Sim Tong Him (simplified Chinese: 沈同钦; traditional Chinese: 沈同欽; pinyin: Shěn Tóng Qīn; born 8 September 1948) is a Malaysian politician. He is the former Member of Parliament for Kota Melaka, Malacca for two terms from 2008 to 2018. Presently Sim is an independent politician after his resignation from Democratic Action Party (DAP) in 2017.[1]

Background[edit]

Sim is a relative of the Malaysian Chinese educationist Datuk Sim Mow Yu.[2]

Political career[edit]

Sim joined the DAP in 1982.[2] He contested the state constituency of Tranquerah, Malacca and won twice in 1986 general election and 1990 general election to become its assemblyman from 1986 to 1995 before switching to contest the state seat of Bandar Hilir, Malacca in 1995 general election and won again in the 1999 general election thus became its assemblyman from 1995 until 2004.

In the 2004 general election, Sim contested the state seat of Ayer Keroh but lost. However he was chosen to contest and won the Kota Melaka parliamentary seat in the 2008 general election by beating predecessor Wong Nai Chee of Malaysian Chinese Association (MCA) with a majority 11,390 vote and again in the 2013 general election by beating Yee Kok Wah of MCA with a majority 20,746 vote on the ticket of DAP.

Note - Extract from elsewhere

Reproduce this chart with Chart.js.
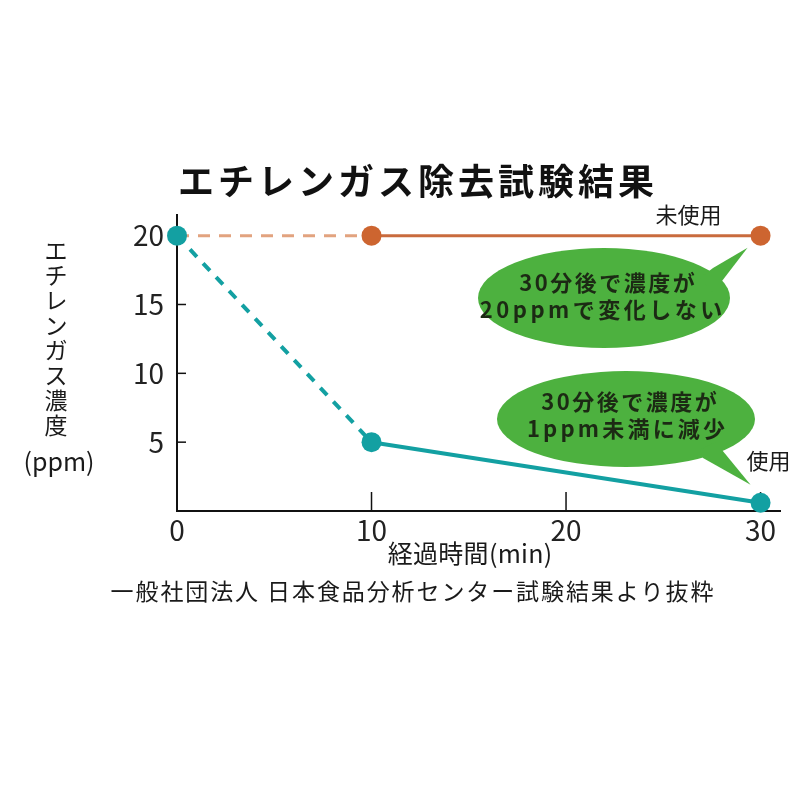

Crisis and controversy[edit]

Sim had been the DAP state chairman for Malacca until succeeded by Goh Leong San after a hotly contested internal state election on 19 December 2005, which also saw DAP secretary-general Lim Guan Eng and his wife Betty Chew get the lowest number of votes out of 15 candidates, thus causing Chew to lose her seat on the Malacca DAP committee entirely.[3]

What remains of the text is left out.